┌──
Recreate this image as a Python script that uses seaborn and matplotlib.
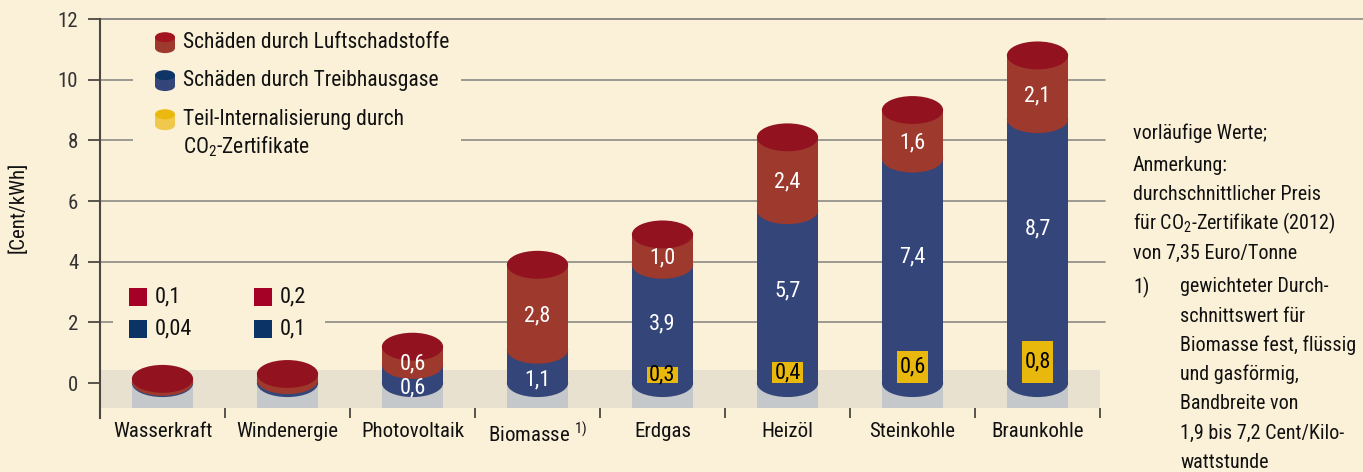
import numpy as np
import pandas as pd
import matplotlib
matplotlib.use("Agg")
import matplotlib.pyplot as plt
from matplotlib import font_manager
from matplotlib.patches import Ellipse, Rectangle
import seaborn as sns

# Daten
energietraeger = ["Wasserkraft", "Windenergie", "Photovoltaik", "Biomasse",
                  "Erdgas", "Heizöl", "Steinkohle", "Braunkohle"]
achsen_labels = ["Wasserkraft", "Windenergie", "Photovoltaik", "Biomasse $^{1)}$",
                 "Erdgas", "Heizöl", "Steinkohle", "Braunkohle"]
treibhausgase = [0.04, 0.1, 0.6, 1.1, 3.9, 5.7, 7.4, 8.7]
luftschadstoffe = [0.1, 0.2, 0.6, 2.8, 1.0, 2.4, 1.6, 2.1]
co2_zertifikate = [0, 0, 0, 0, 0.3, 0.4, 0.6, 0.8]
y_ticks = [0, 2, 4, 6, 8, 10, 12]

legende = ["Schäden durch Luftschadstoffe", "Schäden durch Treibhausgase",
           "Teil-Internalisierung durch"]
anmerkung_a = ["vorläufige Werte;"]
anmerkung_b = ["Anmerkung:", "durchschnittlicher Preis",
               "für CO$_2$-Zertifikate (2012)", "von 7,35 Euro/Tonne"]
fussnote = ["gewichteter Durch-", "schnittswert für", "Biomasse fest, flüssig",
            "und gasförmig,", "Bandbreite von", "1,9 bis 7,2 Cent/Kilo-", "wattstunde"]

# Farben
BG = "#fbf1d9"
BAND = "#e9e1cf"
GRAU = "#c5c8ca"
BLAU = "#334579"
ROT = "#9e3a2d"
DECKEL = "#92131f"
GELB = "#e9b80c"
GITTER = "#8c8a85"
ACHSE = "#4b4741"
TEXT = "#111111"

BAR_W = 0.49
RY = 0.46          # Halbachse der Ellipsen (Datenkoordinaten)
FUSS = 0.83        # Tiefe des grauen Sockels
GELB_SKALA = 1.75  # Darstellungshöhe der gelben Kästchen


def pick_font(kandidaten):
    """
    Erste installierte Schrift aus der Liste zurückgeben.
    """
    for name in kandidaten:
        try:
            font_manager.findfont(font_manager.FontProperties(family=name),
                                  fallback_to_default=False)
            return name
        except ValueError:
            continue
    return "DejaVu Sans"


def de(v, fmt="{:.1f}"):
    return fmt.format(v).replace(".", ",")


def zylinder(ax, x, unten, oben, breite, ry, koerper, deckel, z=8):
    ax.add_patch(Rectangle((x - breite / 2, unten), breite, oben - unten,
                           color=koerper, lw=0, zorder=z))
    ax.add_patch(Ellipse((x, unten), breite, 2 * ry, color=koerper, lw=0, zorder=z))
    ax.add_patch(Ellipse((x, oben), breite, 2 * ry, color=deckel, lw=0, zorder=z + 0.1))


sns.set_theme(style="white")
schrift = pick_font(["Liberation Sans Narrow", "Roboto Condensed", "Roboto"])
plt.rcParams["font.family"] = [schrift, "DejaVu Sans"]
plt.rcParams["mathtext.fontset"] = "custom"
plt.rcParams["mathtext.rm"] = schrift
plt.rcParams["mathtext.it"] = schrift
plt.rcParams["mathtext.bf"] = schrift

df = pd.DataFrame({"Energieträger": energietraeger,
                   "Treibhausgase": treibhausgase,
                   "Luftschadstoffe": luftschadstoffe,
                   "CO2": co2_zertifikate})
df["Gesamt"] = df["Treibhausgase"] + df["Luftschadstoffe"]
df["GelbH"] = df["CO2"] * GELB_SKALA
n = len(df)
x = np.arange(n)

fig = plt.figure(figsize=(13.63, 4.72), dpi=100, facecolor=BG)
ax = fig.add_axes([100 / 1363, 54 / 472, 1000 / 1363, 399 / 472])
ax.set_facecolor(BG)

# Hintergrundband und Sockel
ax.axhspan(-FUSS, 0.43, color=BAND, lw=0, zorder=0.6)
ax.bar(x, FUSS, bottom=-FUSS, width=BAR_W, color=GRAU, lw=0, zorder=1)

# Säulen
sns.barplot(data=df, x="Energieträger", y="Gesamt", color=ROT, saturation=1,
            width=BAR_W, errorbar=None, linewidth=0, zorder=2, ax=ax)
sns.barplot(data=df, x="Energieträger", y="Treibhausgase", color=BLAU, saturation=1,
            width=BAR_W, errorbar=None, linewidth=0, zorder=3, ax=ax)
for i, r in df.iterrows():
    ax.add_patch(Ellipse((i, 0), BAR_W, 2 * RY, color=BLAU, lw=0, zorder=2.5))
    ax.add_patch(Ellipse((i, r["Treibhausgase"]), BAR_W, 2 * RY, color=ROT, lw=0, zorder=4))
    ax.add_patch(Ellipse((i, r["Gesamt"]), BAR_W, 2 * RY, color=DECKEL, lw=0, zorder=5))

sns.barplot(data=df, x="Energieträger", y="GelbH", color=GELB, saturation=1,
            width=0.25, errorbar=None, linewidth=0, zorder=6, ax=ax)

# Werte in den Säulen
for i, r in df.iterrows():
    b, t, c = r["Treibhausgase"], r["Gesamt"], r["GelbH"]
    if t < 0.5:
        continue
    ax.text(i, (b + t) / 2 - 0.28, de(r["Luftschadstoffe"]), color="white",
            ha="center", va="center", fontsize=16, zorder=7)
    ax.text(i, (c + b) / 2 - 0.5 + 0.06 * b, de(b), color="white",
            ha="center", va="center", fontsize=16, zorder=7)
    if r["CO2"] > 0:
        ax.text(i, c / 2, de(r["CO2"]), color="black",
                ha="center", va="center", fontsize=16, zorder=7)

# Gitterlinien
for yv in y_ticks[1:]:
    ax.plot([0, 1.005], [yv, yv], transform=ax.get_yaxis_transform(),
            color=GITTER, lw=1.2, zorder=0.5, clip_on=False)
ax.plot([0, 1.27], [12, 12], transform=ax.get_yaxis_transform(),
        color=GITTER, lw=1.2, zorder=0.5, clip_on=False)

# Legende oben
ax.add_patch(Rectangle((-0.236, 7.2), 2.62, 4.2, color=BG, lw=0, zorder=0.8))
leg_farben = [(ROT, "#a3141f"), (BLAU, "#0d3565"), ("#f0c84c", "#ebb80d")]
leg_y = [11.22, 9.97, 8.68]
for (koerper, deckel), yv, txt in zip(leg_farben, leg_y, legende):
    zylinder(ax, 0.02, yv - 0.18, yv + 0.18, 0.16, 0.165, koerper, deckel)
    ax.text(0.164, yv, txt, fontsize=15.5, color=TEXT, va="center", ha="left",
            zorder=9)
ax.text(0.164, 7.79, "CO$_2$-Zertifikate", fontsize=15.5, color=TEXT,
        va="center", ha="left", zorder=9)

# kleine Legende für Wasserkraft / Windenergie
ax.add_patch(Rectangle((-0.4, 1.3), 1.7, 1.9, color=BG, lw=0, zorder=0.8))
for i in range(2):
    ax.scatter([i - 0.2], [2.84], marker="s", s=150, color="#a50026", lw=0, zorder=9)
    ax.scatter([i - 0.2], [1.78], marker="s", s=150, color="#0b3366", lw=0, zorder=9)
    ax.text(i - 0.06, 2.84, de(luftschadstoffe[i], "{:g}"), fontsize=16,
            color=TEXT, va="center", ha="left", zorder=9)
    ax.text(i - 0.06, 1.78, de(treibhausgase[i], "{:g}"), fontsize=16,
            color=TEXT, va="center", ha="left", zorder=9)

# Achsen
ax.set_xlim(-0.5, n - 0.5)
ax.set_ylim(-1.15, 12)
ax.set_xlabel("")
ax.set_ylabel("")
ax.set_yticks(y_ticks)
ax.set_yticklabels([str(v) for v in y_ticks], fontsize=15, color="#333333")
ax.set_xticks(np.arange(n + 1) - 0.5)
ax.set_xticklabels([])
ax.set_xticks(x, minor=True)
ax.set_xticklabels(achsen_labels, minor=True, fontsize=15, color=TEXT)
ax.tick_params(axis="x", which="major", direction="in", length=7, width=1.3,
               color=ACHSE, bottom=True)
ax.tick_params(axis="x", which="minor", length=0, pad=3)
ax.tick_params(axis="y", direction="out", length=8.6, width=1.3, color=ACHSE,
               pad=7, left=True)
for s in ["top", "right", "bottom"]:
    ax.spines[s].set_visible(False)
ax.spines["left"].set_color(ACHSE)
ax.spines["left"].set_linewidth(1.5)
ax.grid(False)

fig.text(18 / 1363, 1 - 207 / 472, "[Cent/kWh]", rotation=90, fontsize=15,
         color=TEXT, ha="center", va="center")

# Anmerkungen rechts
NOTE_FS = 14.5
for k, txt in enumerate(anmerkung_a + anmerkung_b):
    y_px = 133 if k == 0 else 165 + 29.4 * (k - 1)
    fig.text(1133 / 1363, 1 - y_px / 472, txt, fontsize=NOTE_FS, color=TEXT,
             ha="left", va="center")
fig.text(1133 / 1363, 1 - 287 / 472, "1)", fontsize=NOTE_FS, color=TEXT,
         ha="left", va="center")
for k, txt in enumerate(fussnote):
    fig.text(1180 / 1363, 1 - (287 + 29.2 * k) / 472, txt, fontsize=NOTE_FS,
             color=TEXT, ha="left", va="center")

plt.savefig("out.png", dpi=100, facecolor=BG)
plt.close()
└──
Return the material line for line, from its beginning to the line that contains "import seaborn as sns", with the pictures left out.

**SOLUTION TO THE EXERCISE**.
Recreate this image as a Python script that uses seaborn and matplotlib.
import numpy as np
import pandas as pd
import matplotlib
matplotlib.use("Agg")
import matplotlib.pyplot as plt
from matplotlib import font_manager
from matplotlib.patches import Ellipse, Rectangle
import seaborn as sns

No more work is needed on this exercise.